Movimento é palavra-chave ao trabalho do venezuelano. "Toda a arte que questione temas relacionados ao movimento pode ser chamada de arte cinética", disse o artista em entrevista à Folha em 2002. Na mesma conversa ele contou que sua pulsão inicial não era relacionada com o movimento, mas com o aprisionamento do tempo nas obras de arte que fazia.
Ele diz que teve essa percepção ao comparar o tempo que os espectadores de uma vernissage gastavam para ver um concerto apresentado na abertura da mostra com os poucos minutos que os mesmos espectadores dedicavam às pinturas em exibição.
"Um dia me dei conta de que me maravilhava o pedido de tempo que a música faz. Ela solicita tempo ao ouvinte para que receba sua mensagem. Por outro lado, alguém pode ir a um museu ver Rubens e passar menos de cinco minutos para ver um quadro", disse.
Soto acreditava que encontraria a resposta para a charada no trabalho dos cubistas, mas diz que foram outras as matrizes usadas para desenvolver a arte cinética.
Por um lado se inspirou nos móbiles do americano Alexander Calder e na imaginação delirante do francês Marcel Duchamp, autor da clássica pintura "Nu Descendo a Escada". Por outro, mais importante, na música contemporânea. "A música serial atribuía um número a cada nota musical. Então faziam uma espécie de permutações numéricas para chegar às composições. Comecei a me perguntar por que não fazer um trabalho serial com a cor."
Soto distribuiu, então, um número de um a oito a um octeto de cores e começou a fazer permutações entre elas. "Isso gerou uma sensação de vibração fantástica, a cor passou a vibrar, de modo diferente do que a vibração dos impressionistas."

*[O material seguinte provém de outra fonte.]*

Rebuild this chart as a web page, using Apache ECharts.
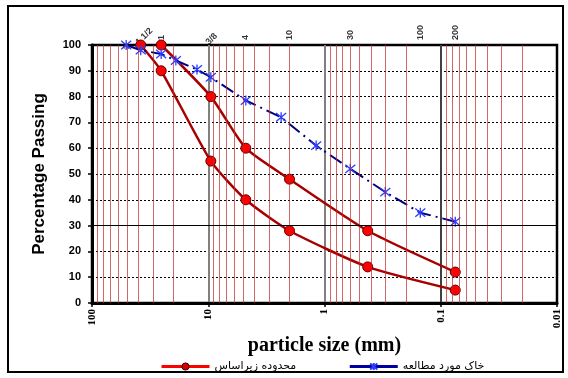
<!DOCTYPE html>
<html><head><meta charset="utf-8">
<script src="https://cdn.jsdelivr.net/npm/echarts@6/dist/echarts.min.js"></script>
<style>html,body{margin:0;padding:0;background:#fff}#chart{width:568px;height:378px}</style>
</head><body><div id="chart"></div>
<script>
// Grain size distribution: sieve opening (mm) vs percent passing
const soilSizes = [50.8, 38.1, 25.4, 19.0, 12.5, 9.5, 4.75, 2.36, 1.18, 0.6, 0.3, 0.15, 0.075];
const soilPassing = [100, 98, 96.5, 94, 90.5, 87.5, 78.5, 72, 61, 52, 43, 35, 31.5];
const upperSizes = [25.4, 9.5, 4.75, 2.0, 0.425, 0.075];
const upperPassing = [100, 80, 60, 48, 28, 12];
const lowerSizes = [38.1, 25.4, 9.5, 4.75, 2.0, 0.425, 0.075];
const lowerPassing = [100, 90, 55, 40, 28, 14, 5];
const sieveNames = ['2', '1 1/2', '1', '3/8', '4', '10', '30', '100', '200'];
const sieveSizes = [50.8, 38.1, 25.4, 9.5, 4.75, 2.0, 0.6, 0.15, 0.075];
const rangeName = 'محدوده زیراساس';
const soilName = 'خاک مورد مطالعه';

// minor log grid lines (2..9 within each decade)
const minorLines = [];
[0.01, 0.1, 1, 10].forEach(d => { for (let k = 2; k <= 9; k++) minorLines.push({ xAxis: +(d * k).toPrecision(3) }); });

const pair = (xs, ys) => xs.map((x, i) => [x, ys[i]]);
const starPath = 'path://M0 0L10 10M10 0L0 10M5 -1L5 11';

const chart = echarts.init(document.getElementById('chart'), null, { renderer: 'canvas' });
chart.setOption({
  animation: false,
  backgroundColor: '#fff',
  grid: { left: 92, right: 11, top: 45, bottom: 75, show: true, borderColor: '#000', borderWidth: 2.5, containLabel: false },
  graphic: [{ type: 'rect', shape: { x: 8, y: 6, width: 555, height: 366 }, style: { fill: 'none', stroke: '#000', lineWidth: 2 }, silent: true }],
  xAxis: {
    type: 'log', logBase: 10, min: 0.01, max: 100, inverse: true,
    name: 'particle size (mm)', nameLocation: 'middle', nameGap: 9,
    nameTextStyle: { fontFamily: 'Liberation Serif', fontWeight: 'bold', fontSize: 20, color: '#000' },
    axisLine: { onZero: false, lineStyle: { color: '#000', width: 3 } },
    axisTick: { show: true, length: 4, lineStyle: { color: '#000', width: 1.5 } },
    minorTick: { show: false },
    axisLabel: { rotate: 90, margin: 6, fontFamily: 'Liberation Serif', fontWeight: 'bold', fontSize: 11, color: '#000',
      formatter: v => String(v) },
    splitLine: { show: true, lineStyle: { color: ['#000', '#404040', '#808080', '#808080', '#000'], width: 2 } }
  },
  yAxis: {
    type: 'value', min: 0, max: 100, interval: 10,
    name: 'Percentage Passing', nameLocation: 'middle', nameGap: 44, nameRotate: 90,
    nameTextStyle: { fontFamily: 'Liberation Sans', fontWeight: 'bold', fontSize: 17, color: '#000' },
    axisLine: { show: true, lineStyle: { color: '#000', width: 3 } },
    axisTick: { show: true, length: 4, lineStyle: { color: '#000', width: 1.5 } },
    axisLabel: { margin: 11, fontFamily: 'Liberation Sans', fontWeight: 'bold', fontSize: 11, color: '#000' },
    splitLine: { show: true, lineStyle: { color: '#000', width: 1, type: [2, 2] } }
  },
  legend: {
    left: 155, top: 356, itemWidth: 48, itemHeight: 9, itemGap: 52,
    textStyle: { fontFamily: 'DejaVu Sans', fontSize: 11, color: '#000' },
    data: [
      { name: rangeName, lineStyle: { color: '#ff0000', width: 3 }, itemStyle: { color: '#d00000', borderColor: '#400000', borderWidth: 1 } },
      { name: soilName, lineStyle: { color: '#0000a0', width: 3, type: 'solid' } }
    ]
  },
  series: [
    {
      // sieve designations along the top edge, plus the plot's fine grid
      type: 'scatter', name: 'sieves', symbolSize: 0, clip: false, silent: true, z: 1,
      data: sieveSizes.map((s, i) => ({
        value: [s, 100], name: sieveNames[i],
        label: (sieveNames[i].indexOf('/') >= 0) ? { rotate: 45, offset: [-5, 0] } : (i === 0 ? { offset: [-9, 0] } : {})
      })),
      label: { show: true, position: 'top', distance: 5, rotate: 90, align: 'left', verticalAlign: 'middle',
        formatter: p => p.name, fontFamily: 'Liberation Sans', fontWeight: 'bold', fontSize: 9, color: '#000' },
      markLine: {
        silent: true, symbol: 'none', label: { show: false },
        lineStyle: { color: '#c02828', width: 1, type: 'solid', opacity: 0.7 },
        data: minorLines.concat([{ yAxis: 30, lineStyle: { color: '#000', width: 1, opacity: 1 } }])
      }
    },
    {
      type: 'line', name: rangeName, data: pair(upperSizes, upperPassing), smooth: 0.2, z: 3,
      symbol: 'circle', symbolSize: 10,
      lineStyle: { color: '#a80000', width: 2.5 },
      itemStyle: { color: '#ff0000', borderColor: '#600000', borderWidth: 1 }
    },
    {
      type: 'line', name: rangeName, data: pair(lowerSizes, lowerPassing), smooth: 0.2, z: 3,
      symbol: 'circle', symbolSize: 10,
      lineStyle: { color: '#a80000', width: 2.5 },
      itemStyle: { color: '#ff0000', borderColor: '#600000', borderWidth: 1 }
    },
    {
      type: 'line', name: soilName, data: pair(soilSizes, soilPassing), z: 4,
      symbol: starPath, symbolSize: 10,
      lineStyle: { color: '#000080', width: 2, type: [14, 5, 2, 5] },
      itemStyle: { color: 'rgba(0,0,0,0)', borderColor: '#2b3cff', borderWidth: 1.3 }
    }
  ]
});
</script></body></html>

Em abril de 1955, meio-século atrás, ele o húngaro Victor Vasarely, Calder, Duchamp, o suíço Jean Tinguely, o israelense Agam e o belga Pol Bury levaram experimentos como esses para uma exposição em Paris chamada "O Movimento", que acabou como um marco-zero do cinetismo.
Embora tenha tido uma recepção dura no início e use como base idéias aparentemente pouco acessíveis, a arte criada por Soto ganhou popularidade com o tempo. Exemplo é a participação do artista na 23ª Bienal de São Paulo (1996), uma das cinco bienais paulistanas nas quais expôs.
Uma pesquisa apontou as obras de Picasso, a tela "O Grito", de Munch, e uma grande esfera vermelha de Soto como os trabalhos prediletos do público. "O que me deixa mais contente é que sou popular não só com os intelectuais, mas com as crianças e as pessoas da rua", disse. "O povo é cúmplice de minha criação."